Tim Farron distorted - Right Dishonourable

Tim Farron was one of the odder casualties at the last general election, resigning more than a week after the dust settled amid allegations of backroom plotting and ongoing controversy about his Christian faith. This despite the Lib Dem leader actually gaining his party a few seats.

His defenestration marked a few things, perhaps most importantly the trouble many have with distinguishing between somebody’s personal beliefs and what they wish to enforce in law. Farron, if you recall, clearly had some problem with homosexuality, but had a decent record on voting for LGBT rights and clearly had no intention of going backwards on the matter.

Since he was chucked, Farron has become something of a martyr for religious types worried that their faith no longer fits into modern British life, or at least the modern British left. In this vein most recently, a speech from the Liberal Democrat has been clipped as a Guardian opinion piece.

Though the result is incoherent, there are some valid points. The evolution of liberalism is intertwined with that of Christianity, so much so that entire books have written on the subject. Those that forget that liberalism is as much a product of European cultural evolution as lawmaking make various policy errors, the most extreme being the attempt to drop liberal democracy from 10,000 feet in Iraq.

A desire to follow one’s own religious conscience spurred many of the great conflicts in Britain, and helped found the Thirteen Colonies that would eventually take liberalism and democracy in incredible directions.
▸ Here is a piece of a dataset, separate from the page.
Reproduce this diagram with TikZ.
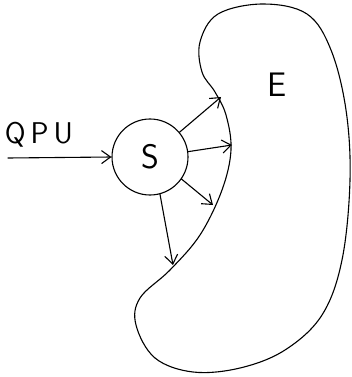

But it’s worth noting that many religious rebels were not opposed to oppression – they just disagreed with exactly who should be wearing the jackboot.

That some progressives – liberals, in Yank parlance – are doing much to erode the traditional foundations of liberalism is also indisputable, though there are better martyrs for this cause than Farron. For instance, Lindsay Shepherd, a teaching assistant at Wilfrid Laurier University in Canada, was interrogated this month by senior colleagues after she played a clip in class which challenged progressive thinking on gender pronouns.

However widespread, clearly there is a rot in universities in which activists seek to broaden the scope of prohibited speech. Jonathan Haidt, an academic specialising in political polarisation, has written about the problem of treating contentious ideas as intrinsically harmful at length, particularly for universities supposed to be in the business of studying truth rather than feelings.

Farron’s contention that liberalism ‘has gained ascendancy and lost itself in the process’ and ‘isn’t very liberal any more’ is slightly true, but ignores the fact that liberal democracy has always carried strains of illiberalism with it. Even while pursuing greater individualism and autonomy, Western states have variously tolerated slavery, persecuted minorities, and whipped up bouts of moral panic.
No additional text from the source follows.